The Daily Mail isn't my first source for a fight-the-patriarchy fix, but today's couple of plastic surgery pieces made a darkly ironic, if unintended, feminist package. One details Demi Moore's new mission to speak out against ageism in Hollywood after reportedly spending more than $200K on plastic surgery. Now that the full-body makeover, including a reported $5,000 knee lift, failed to produce a career revival, Moore told Red Magazine: "If we are told we are not valuable once we hit 30, it is a problem. We all have more to give. We can't just wait for something to happen. We have to say, 'I'm mad as hell and I'm not going to take it any more'."

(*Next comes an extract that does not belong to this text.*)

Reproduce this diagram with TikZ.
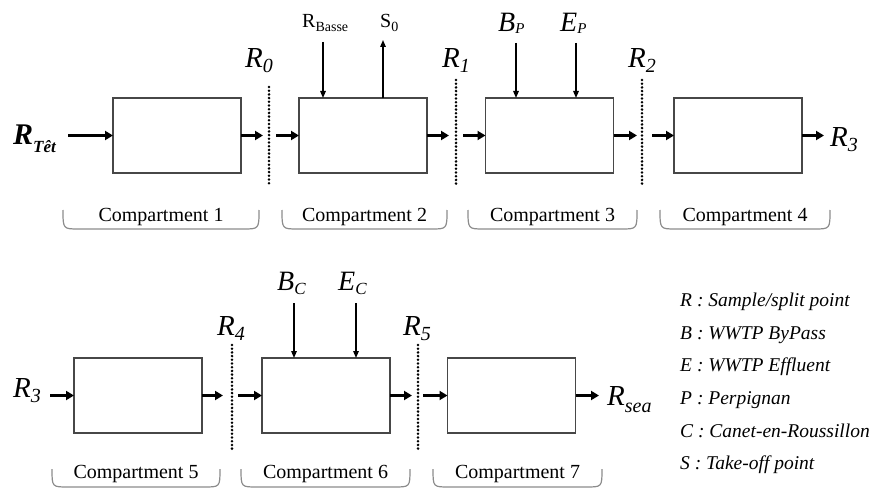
\documentclass[tikz,border=0pt]{standalone}
\usepackage{fontspec}
\setmainfont{Liberation Serif}
\usetikzlibrary{arrows.meta}
\newcommand\Lab[5]{\fontsize{#1}{#1}\selectfont #2\raisebox{-#5}{\fontsize{#4}{#4}\selectfont #3}}
\begin{document}
\begin{tikzpicture}[x=1pt,y=-1pt,
  box/.style={draw=black!72, line width=1.3pt, minimum width=128pt, minimum height=75pt, inner sep=0pt, outer sep=0pt},
  flow/.style={line width=3pt, -{Triangle[length=8pt,width=9pt]}},
  feed/.style={line width=1.4pt, -{Triangle[length=7pt,width=5.5pt]}},
  split/.style={line width=2.8pt, dash pattern=on 0pt off 3.7pt, line cap=round},
  brace/.style={draw=black!45, line width=1.2pt},
  comp/.style={font=\fontsize{20pt}{20pt}\selectfont, anchor=base, inner sep=0pt},
  lbl/.style={anchor=base west, inner sep=0pt, font=\itshape},
  lblup/.style={anchor=base west, inner sep=0pt},
  legend/.style={anchor=base west, inner sep=0pt, font=\fontsize{19.5pt}{19.5pt}\selectfont\itshape}]
\useasboundingbox (0,0) rectangle (880,489);
% boxes
\node[box] (b1) at (177,135.5) {};
\node[box] (b2) at (363,135.5) {};
\node[box] (b3) at (549.5,135.5) {};
\node[box] (b4) at (738,135.5) {};
\node[box] (b5) at (138,395.5) {};
\node[box] (b6) at (326,395.5) {};
\node[box] (b7) at (511.5,395.5) {};
% labels row 1
\node[lblup] (rtet) at (13,145) {\bfseries\itshape\Lab{30pt}{R}{Têt}{17pt}{8pt}};
\node[lbl] (r0) at (245,68) {\Lab{29pt}{R}{0}{20pt}{5pt}};
\node[lbl] (r1) at (442,68) {\Lab{29pt}{R}{1}{20pt}{5pt}};
\node[lbl] (r2) at (628,68) {\Lab{29pt}{R}{2}{20pt}{5pt}};
\node[lbl] (r3a) at (830,147) {\Lab{29pt}{R}{3}{20pt}{5pt}};
\node[lblup] (rb) at (302,28) {\Lab{20pt}{R}{Basse}{14pt}{4pt}};
\node[lblup] (s0) at (380,28) {\Lab{20pt}{S}{0}{14pt}{4pt}};
\node[lbl] (bp) at (498,32) {\Lab{28pt}{B}{P}{15pt}{2pt}};
\node[lbl] (ep) at (560,32) {\Lab{28pt}{E}{P}{15pt}{2pt}};
% labels row 2
\node[lbl] (r3b) at (13,397) {\Lab{29pt}{R}{3}{20pt}{5pt}};
\node[lbl] (r4) at (217,335) {\Lab{29pt}{R}{4}{20pt}{5pt}};
\node[lbl] (r5) at (403,335) {\Lab{29pt}{R}{5}{20pt}{5pt}};
\node[lbl] (bc) at (277,290) {\Lab{28pt}{B}{C}{17pt}{4pt}};
\node[lbl] (ec) at (338,290) {\Lab{28pt}{E}{C}{17pt}{4pt}};
\node[lbl] (rsea) at (607,405) {\Lab{29pt}{R}{sea}{20pt}{7pt}};
% coordinates
\coordinate (a0s) at (68,135.5);
\coordinate (a1e) at (263,135.5);
\coordinate (a2s) at (276,135.5);
\coordinate (a3e) at (449,135.5);
\coordinate (a4s) at (463,135.5);
\coordinate (a5e) at (637,135.5);
\coordinate (a6s) at (652,135.5);
\coordinate (a7e) at (824,135.5);
\coordinate (c0s) at (50,395.5);
\coordinate (c1e) at (223,395.5);
\coordinate (c2s) at (238,395.5);
\coordinate (c3e) at (412,395.5);
\coordinate (c4s) at (423,395.5);
\coordinate (c5e) at (599,395.5);
% flow arrows
\draw[flow] (a0s) -- (b1.west);
\draw[flow] (b1.east) -- (a1e);
\draw[flow] (a2s) -- (b2.west);
\draw[flow] (b2.east) -- (a3e);
\draw[flow] (a4s) -- (b3.west);
\draw[flow] (b3.east) -- (a5e);
\draw[flow] (a6s) -- (b4.west);
\draw[flow] (b4.east) -- (a7e);
\draw[flow] (c0s) -- (b5.west);
\draw[flow] (b5.east) -- (c1e);
\draw[flow] (c2s) -- (b6.west);
\draw[flow] (b6.east) -- (c3e);
\draw[flow] (c4s) -- (b7.west);
\draw[flow] (b7.east) -- (c5e);
% split points
\coordinate (d0t) at (269,87);  \coordinate (d0b) at (269,184);
\coordinate (d1t) at (456,80);  \coordinate (d1b) at (456,184);
\coordinate (d2t) at (642,80);  \coordinate (d2b) at (642,184);
\coordinate (d4t) at (232,345); \coordinate (d4b) at (232,450);
\coordinate (d5t) at (418,345); \coordinate (d5b) at (418,450);
\draw[split] (d0t) -- (d0b);
\draw[split] (d1t) -- (d1b);
\draw[split] (d2t) -- (d2b);
\draw[split] (d4t) -- (d4b);
\draw[split] (d5t) -- (d5b);
% feeds
\coordinate (frb) at (323,42);
\coordinate (fs0) at (383,40);
\coordinate (fbp) at (516,43);
\coordinate (fep) at (576,43);
\coordinate (fbc) at (294,303);
\coordinate (fec) at (356,303);
\draw[feed] (frb) -- (frb |- b2.north);
\draw[feed] (fs0 |- b2.north) -- (fs0);
\draw[feed] (fbp) -- (fbp |- b3.north);
\draw[feed] (fep) -- (fep |- b3.north);
\draw[feed] (fbc) -- (fbc |- b6.north);
\draw[feed] (fec) -- (fec |- b6.north);
% compartment brackets
\foreach \l/\r/\n in {63/259/1, 282/447/2, 468/637/3, 660/830/4}{
  \draw[brace] (\l,210) .. controls (\l,229) .. (\l+16,229) -- (\r-16,229) .. controls (\r,229) .. (\r,210);
  \node[comp] (comp\n) at ({(\l+\r)/2},221) {Compartment \n};
}
\foreach \l/\r/\n in {52/220/5, 241/410/6, 433/602/7}{
  \draw[brace] (\l,469) .. controls (\l,487) .. (\l+16,487) -- (\r-16,487) .. controls (\r,487) .. (\r,469);
  \node[comp] (comp\n) at ({(\l+\r)/2},478) {Compartment \n};
}
% legend
\node[legend] (lg1) at (680,306) {R : Sample/split point};
\node[legend] (lg2) at (680,339) {B : WWTP ByPass};
\node[legend] (lg3) at (680,371) {E : WWTP Effluent};
\node[legend] (lg4) at (680,404) {P : Perpignan};
\node[legend] (lg5) at (680,437) {C : Canet-en-Roussillon};
\node[legend] (lg6) at (680,469) {S : Take-off point};
\end{tikzpicture}
\end{document}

The other story, "What They Don't DARE Tell You About Plastic Surgery," offers a grisly confessional by Kate Mulvey, a 40-year-old everywoman who unsuspectingly went in for a "painless nip and tuck" to stay in the "mating game." She ended up spending three weeks in excruciating pain and emotional upheaval and allowed a photographer to capture the blotted and bruised postoperative ugliness. "I'm angry that the cosmetic industry doesn't tell women the truth," she writes. "It's selling surgery as a consumer product. It is not. It is major surgery, and I don't think women realise just how long it takes to heal." During her recovery, she didn't work for a month and spent much of that time drugged and in bed, being waited on by friends in shifts like a cancer patient.

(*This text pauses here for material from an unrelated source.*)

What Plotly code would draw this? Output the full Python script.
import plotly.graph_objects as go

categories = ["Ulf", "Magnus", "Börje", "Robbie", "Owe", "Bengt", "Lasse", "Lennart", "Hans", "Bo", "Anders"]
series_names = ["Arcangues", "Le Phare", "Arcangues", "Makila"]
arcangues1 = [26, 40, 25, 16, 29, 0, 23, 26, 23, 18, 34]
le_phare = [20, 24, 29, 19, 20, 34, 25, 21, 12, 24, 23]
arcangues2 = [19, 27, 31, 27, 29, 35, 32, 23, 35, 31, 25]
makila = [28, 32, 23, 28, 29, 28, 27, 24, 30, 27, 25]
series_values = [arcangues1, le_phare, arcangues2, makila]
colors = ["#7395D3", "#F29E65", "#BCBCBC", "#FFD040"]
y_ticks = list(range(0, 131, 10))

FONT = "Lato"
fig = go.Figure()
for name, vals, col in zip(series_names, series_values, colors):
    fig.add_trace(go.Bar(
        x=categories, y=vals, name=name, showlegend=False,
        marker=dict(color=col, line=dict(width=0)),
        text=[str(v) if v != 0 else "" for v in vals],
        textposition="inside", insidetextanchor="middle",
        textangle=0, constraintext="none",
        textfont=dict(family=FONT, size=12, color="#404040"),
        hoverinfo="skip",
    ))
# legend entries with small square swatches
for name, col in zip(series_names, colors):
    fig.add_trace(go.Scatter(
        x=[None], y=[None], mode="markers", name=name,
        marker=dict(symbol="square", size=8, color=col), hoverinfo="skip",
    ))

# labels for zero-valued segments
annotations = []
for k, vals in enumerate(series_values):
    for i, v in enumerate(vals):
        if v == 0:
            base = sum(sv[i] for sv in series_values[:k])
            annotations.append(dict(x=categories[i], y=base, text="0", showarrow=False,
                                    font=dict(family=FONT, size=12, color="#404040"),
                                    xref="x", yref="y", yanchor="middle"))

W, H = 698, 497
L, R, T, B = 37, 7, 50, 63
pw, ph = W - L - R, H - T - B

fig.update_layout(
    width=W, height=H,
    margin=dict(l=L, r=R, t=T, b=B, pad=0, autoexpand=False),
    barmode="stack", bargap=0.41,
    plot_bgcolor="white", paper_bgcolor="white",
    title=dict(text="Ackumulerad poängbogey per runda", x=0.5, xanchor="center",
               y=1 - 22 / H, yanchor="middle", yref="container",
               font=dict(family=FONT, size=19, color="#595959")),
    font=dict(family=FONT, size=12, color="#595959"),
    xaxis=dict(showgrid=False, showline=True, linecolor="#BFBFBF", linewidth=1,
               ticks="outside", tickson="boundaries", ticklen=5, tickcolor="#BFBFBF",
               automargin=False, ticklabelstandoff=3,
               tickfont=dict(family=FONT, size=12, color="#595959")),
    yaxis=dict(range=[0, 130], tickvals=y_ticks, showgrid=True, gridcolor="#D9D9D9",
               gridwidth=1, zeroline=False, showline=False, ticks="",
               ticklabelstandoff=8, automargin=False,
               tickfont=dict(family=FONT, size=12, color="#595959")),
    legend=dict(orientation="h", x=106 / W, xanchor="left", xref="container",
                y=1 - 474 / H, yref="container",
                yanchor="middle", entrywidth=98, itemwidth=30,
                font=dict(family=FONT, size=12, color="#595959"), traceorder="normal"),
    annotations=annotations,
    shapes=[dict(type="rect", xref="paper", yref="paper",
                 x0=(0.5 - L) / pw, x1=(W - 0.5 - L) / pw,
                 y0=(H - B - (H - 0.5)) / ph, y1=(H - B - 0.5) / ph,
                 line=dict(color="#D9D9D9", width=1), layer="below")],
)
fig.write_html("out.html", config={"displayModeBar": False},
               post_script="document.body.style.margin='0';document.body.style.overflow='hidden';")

Ironically, however, as the pain lifted and the compliments began to flow in, Mulvey forgets her outrage and begins to recommend the procedure right and left. Unlike Moore's cosmetic surgery, Mulvey's delivers the intended consequences. One hates to imagine what Moore or any other plastic surgery junkies in Hollywood have endured to turn back time. But it's a sad testament that Moore only gets "mad as hell" about discrimination against aging women, after what can only be described as medically approved, full-body torture. It's equally sad that flattery about a firmer jaw line can erase the realization that you've paid good money to be carved up like a Christmas goose. Perhaps the only vaguely silver lining here is that ageism against women is an equal opportunity prejudice: Whether you're a multimillionaire celebrity shagging the "world's hottest guy" or a single middle-aged nobody hoping for a date, the bleeding bottom line remains the same.


By Carol Lloyd

Carol Lloyd is currently at work on a book about the gentrification wars in San Francisco's Mission District.